EXERCISE DATA -
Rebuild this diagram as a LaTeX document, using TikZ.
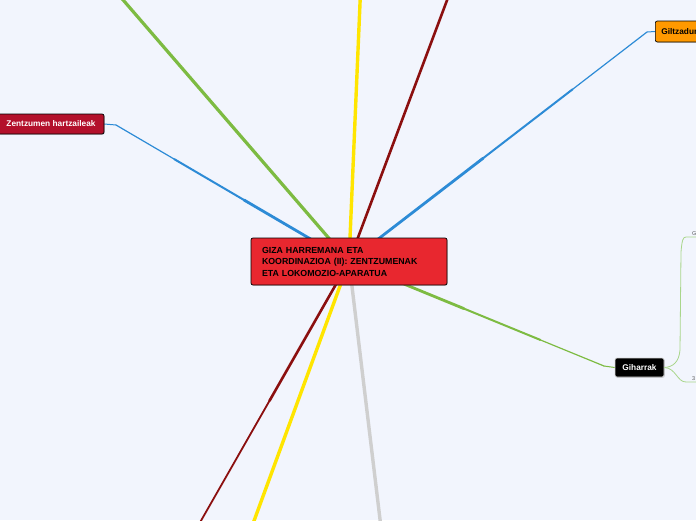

--

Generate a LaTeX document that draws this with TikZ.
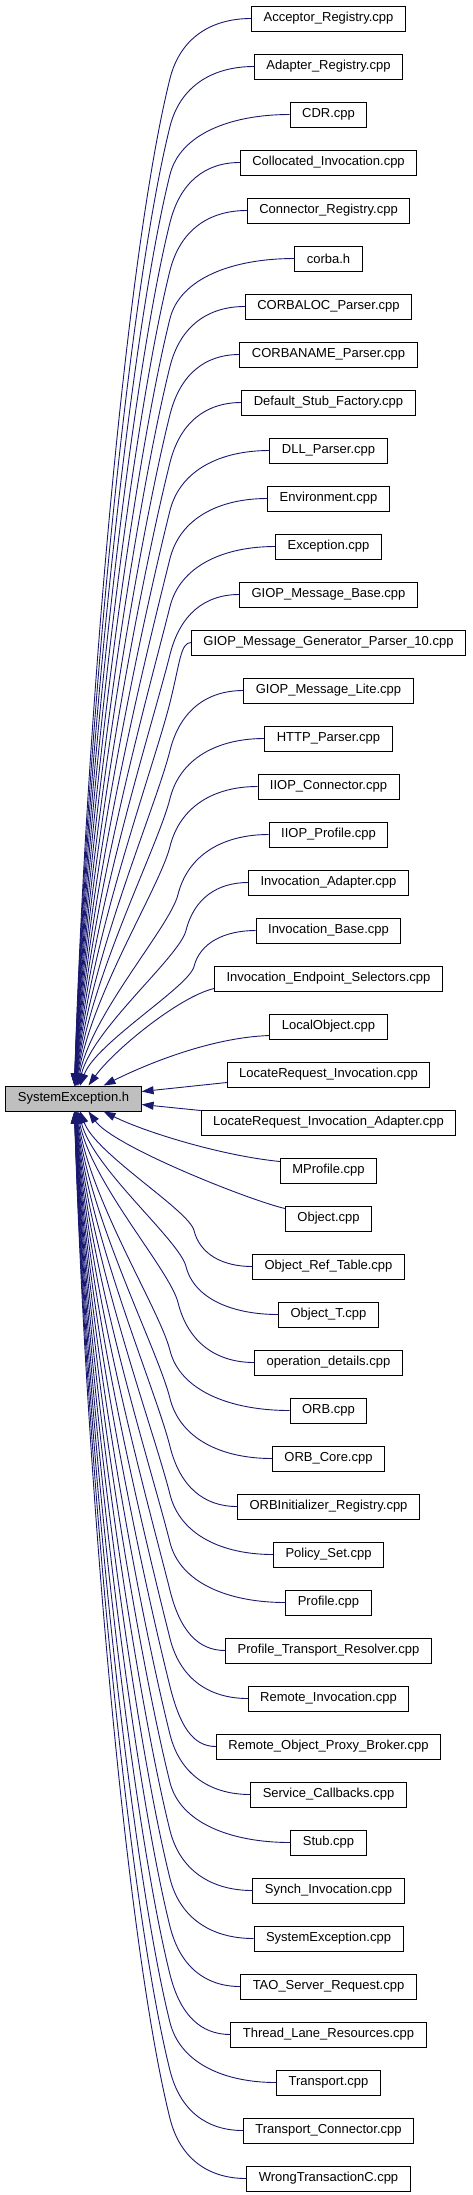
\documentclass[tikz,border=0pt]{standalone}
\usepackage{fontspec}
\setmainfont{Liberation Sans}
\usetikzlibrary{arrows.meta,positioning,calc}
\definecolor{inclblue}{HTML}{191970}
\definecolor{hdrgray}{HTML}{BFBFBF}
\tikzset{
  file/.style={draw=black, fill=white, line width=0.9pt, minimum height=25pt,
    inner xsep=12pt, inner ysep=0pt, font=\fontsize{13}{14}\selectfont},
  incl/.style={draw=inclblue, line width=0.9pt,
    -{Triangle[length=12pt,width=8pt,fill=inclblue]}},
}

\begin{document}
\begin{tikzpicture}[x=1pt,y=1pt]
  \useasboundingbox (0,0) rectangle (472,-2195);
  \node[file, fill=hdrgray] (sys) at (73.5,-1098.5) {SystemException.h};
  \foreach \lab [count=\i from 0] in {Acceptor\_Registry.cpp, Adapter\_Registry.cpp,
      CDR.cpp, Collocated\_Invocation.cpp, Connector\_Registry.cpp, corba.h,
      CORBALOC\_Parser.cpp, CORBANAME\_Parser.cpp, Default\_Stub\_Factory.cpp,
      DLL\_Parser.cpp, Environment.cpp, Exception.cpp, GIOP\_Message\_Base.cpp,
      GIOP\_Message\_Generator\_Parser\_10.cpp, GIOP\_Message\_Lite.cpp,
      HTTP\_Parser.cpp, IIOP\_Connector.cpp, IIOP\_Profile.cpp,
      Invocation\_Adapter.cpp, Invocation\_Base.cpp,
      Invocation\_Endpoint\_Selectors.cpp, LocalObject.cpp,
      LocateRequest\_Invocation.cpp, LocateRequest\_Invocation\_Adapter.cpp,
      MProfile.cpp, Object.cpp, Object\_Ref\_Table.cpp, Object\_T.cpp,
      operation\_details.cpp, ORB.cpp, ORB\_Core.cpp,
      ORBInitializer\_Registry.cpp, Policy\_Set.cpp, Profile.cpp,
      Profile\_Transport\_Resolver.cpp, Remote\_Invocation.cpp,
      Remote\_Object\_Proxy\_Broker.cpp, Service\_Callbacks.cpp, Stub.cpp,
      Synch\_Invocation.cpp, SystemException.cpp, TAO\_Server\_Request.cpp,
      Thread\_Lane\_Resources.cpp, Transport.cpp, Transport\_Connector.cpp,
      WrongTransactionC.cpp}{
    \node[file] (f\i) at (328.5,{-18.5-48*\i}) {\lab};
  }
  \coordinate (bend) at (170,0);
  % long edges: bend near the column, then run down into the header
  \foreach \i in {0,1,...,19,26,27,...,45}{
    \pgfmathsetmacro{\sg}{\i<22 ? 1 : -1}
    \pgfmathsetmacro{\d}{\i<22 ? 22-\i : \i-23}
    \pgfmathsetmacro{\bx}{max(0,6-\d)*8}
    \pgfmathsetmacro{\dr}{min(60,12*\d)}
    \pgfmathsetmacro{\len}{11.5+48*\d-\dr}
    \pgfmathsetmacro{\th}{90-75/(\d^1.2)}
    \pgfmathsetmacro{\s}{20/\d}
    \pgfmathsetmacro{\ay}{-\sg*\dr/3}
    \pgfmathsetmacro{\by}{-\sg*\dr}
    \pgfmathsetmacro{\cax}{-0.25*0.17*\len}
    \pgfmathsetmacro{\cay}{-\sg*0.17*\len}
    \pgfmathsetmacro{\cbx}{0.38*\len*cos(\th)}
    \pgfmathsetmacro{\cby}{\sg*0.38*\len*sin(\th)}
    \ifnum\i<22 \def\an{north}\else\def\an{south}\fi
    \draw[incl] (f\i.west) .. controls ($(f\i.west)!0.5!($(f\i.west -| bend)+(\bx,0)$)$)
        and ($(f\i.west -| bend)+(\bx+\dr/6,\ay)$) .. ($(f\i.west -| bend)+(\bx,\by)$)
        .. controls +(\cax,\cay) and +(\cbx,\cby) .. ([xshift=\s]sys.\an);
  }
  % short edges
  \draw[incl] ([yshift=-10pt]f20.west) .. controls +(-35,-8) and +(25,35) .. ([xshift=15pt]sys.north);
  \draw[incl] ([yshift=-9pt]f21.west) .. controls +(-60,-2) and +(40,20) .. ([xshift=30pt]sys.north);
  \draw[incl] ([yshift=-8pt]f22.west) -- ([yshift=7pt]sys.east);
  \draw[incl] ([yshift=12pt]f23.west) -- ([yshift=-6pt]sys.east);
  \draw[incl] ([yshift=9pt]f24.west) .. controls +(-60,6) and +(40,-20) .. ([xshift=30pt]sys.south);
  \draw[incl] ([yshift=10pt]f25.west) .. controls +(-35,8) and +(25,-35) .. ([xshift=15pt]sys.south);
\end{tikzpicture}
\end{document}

WHAT IS ASKED - Each line in the data that holds the string "LaTeX" should be found and copied.

SOLUTION -
Rebuild this diagram as a LaTeX document, using TikZ.
Generate a LaTeX document that draws this with TikZ.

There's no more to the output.